View from the top: TFC

Written by: Paul Fanning | Published:

TFC is using its good reputation and expertise to broaden its business model. Paul Fanning finds out how.

Since he became involved with TFC in 2007, its group managing director Martin Clarke has been faced with the difficult task of making a successful company more successful.

Founded 40 years ago by David Hale, TFC (The Fastener Centre) developed as a business selling non-threaded fasteners to designers. Its range consisted of a variety of innovative fastening solutions that allowed people to design better, lighter, faster products. Until 2007, when David Hale sold the business to a management buyout, essentially, TFC supplied a wide range of high level international industrial customers in a variety of industries from aerospace to automotive, petrochemical and general industrial.

"It was all based around the technical sell," says Clarke, "with sales people visiting designers and talking to them about what they wanted to achieve with their piece of equipment and us suggesting ways in which we could connect the parts even better – saving the customer time and money."

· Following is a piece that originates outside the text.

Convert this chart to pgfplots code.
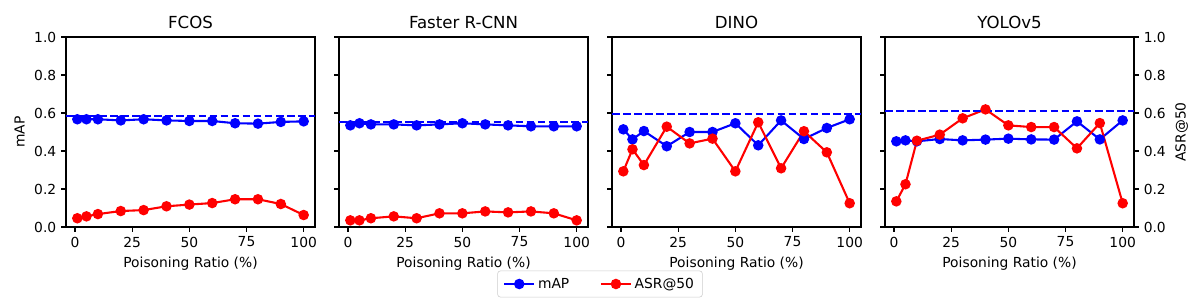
\documentclass[border=0pt]{standalone}
\usepackage{fontspec}
\setmainfont{DejaVu Sans}
\usepackage{pgfplots}
\pgfplotsset{compat=1.18}
\definecolor{mblue}{HTML}{0000FF}
\definecolor{mred}{HTML}{FF0000}
\pgfplotsset{
  panel/.style={
    width=179.28bp, height=136.8bp, scale only axis,
    xmin=-3.95, xmax=104.95, ymin=0, ymax=1,
    xtick={0,25,50,75,100},
    ytick={0,0.2,0.4,0.6,0.8,1.0},
    /pgf/number format/assume math mode=true,
    yticklabel style={/pgf/number format/.cd,fixed,fixed zerofill,precision=1},
    xticklabel style={/pgf/number format/.cd,fixed,precision=0},
    tick align=outside, xtick pos=bottom, ytick pos=left,
    major tick length=3.5bp,
    every tick/.style={line width=0.8bp, black},
    axis line style={line width=0.8bp},
    tick label style={font=\fontsize{10}{12}\selectfont},
    label style={font=\fontsize{10}{12}\selectfont},
    every axis title shift=0pt,
    title style={font=\fontsize{12}{14}\selectfont, at={(0.5,1)}, anchor=base, yshift=6bp},
    xlabel={Poisoning Ratio (\%)},
    anchor=south west,
  },
  mapline/.style={mblue, line width=1.5bp, mark=*, mark size=3bp, mark options={solid, fill=mblue, draw=mblue}},
  asrline/.style={mred, line width=1.5bp, mark=*, mark size=3bp, mark options={solid, fill=mred, draw=mred}},
  refline/.style={mblue, line width=1.5bp, dash pattern=on 5.55bp off 2.4bp, no marks, forget plot},
}
\begin{document}
\begin{tikzpicture}
\path[use as bounding box] (0,0) rectangle (864bp,216bp);
% FCOS
\begin{axis}[panel, at={(47.52bp,52.56bp)}, title={FCOS}, ylabel={mAP},
  legend columns=2,
  legend style={at={(2.1446,-0.3)}, anchor=center, draw=black!20, rounded corners=2bp,
    font=\fontsize{10}{12}\selectfont, inner xsep=4bp, inner ysep=3bp,
    /tikz/every even column/.append style={column sep=20bp}},
  legend image code/.code={\draw[mark repeat=2,mark phase=2,#1] plot coordinates {(0bp,0bp) (10.8bp,0bp) (21.6bp,0bp)};}]
\addplot[mapline] coordinates {(1,0.567) (5,0.567) (10,0.567) (20,0.561) (30,0.567) (40,0.561) (50,0.558) (60,0.558) (70,0.546) (80,0.544) (90,0.553) (100,0.556)};
\addlegendentry{mAP}
\addplot[asrline] coordinates {(1,0.046) (5,0.056) (10,0.068) (20,0.084) (30,0.089) (40,0.109) (50,0.118) (60,0.126) (70,0.146) (80,0.146) (90,0.121) (100,0.063)};
\addlegendentry{ASR@50}
\addplot[refline] coordinates {(-3.95,0.584) (104.95,0.584)};
\end{axis}
% Faster R-CNN
\begin{axis}[panel, at={(244.08bp,52.56bp)}, title={Faster R-CNN}, yticklabels={}]
\addplot[mapline] coordinates {(1,0.535) (5,0.546) (10,0.540) (20,0.540) (30,0.535) (40,0.540) (50,0.546) (60,0.540) (70,0.535) (80,0.530) (90,0.530) (100,0.530)};
\addplot[asrline] coordinates {(1,0.035) (5,0.035) (10,0.046) (20,0.056) (30,0.046) (40,0.072) (50,0.072) (60,0.082) (70,0.077) (80,0.082) (90,0.072) (100,0.035)};
\addplot[refline] coordinates {(-3.95,0.554) (104.95,0.554)};
\end{axis}
% DINO
\begin{axis}[panel, at={(440.64bp,52.56bp)}, title={DINO}, yticklabels={}]
\addplot[mapline] coordinates {(1,0.514) (5,0.461) (10,0.505) (20,0.425) (30,0.500) (40,0.500) (50,0.546) (60,0.430) (70,0.561) (80,0.463) (90,0.521) (100,0.567)};
\addplot[asrline] coordinates {(1,0.293) (5,0.409) (10,0.326) (20,0.528) (30,0.440) (40,0.465) (50,0.293) (60,0.551) (70,0.309) (80,0.504) (90,0.393) (100,0.125)};
\addplot[refline] coordinates {(-3.95,0.596) (104.95,0.596)};
\end{axis}
% YOLOv5
\begin{axis}[panel, at={(637.2bp,52.56bp)}, title={YOLOv5}, ytick pos=both, yticklabel pos=right,
  ylabel={ASR@50}, ylabel near ticks]
\addplot[mapline] coordinates {(1,0.451) (5,0.456) (10,0.451) (20,0.463) (30,0.456) (40,0.460) (50,0.465) (60,0.461) (70,0.460) (80,0.556) (90,0.461) (100,0.561)};
\addplot[asrline] coordinates {(1,0.135) (5,0.225) (10,0.454) (20,0.486) (30,0.572) (40,0.619) (50,0.535) (60,0.526) (70,0.526) (80,0.414) (90,0.547) (100,0.125)};
\addplot[refline] coordinates {(-3.95,0.612) (104.95,0.612)};
\end{axis}
\end{tikzpicture}
\end{document}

The business model around which the MBO's business plan was based was to appreciate what it already had, which was a lot of prestigious customers buying technical fastener products, while also looking at the opportunities this was creating. Says Clarke: "Very often, because our service and quality were so good, many of our customers would say: "I wish TFC could supply some of our ordinary bits like threaded fasteners, springs, pins and seals."

He continues: "So our business plan was to go to our existing customers who really liked us and say 'we can supply your more commodity fastener needs and to this end we set up a range of UK service centres that allowed us to get closer to our customer to supply the ordinary bits as well as the higher technical parts."

What this has meant for the company is a distinct advantage when it comes to its access to its customers. Says Clarke: "The difference for us is the level at which we approach the customer. The issue is that the customer values TFC because of TFC's ability to help them make more money by designing a better product. We have a relationship with customers based on their respect for our ability to provide good technical knowledge as well as good service, then you're able to have a conversation with someone at a more senior level on the commercial side rather than just the buyer who is dealing with 100 fastener suppliers trying to get through the door."

The success of this model can be seen from the fact that in 2007, when the MBO took place, the company's turnover was £7m, while this year, despite what Clarke calls "the ravages of the recession", turnover is approaching £15m, with next year's figure expected to reach £18m.

Ultimately, Clarke believes this growth has come about because of the company's ability to maintain a strong reputation for expertise and quality, whilst also broadening the range of goods it sells. He says: "It's a nice model for growth because we already have that precious relationship based on trust."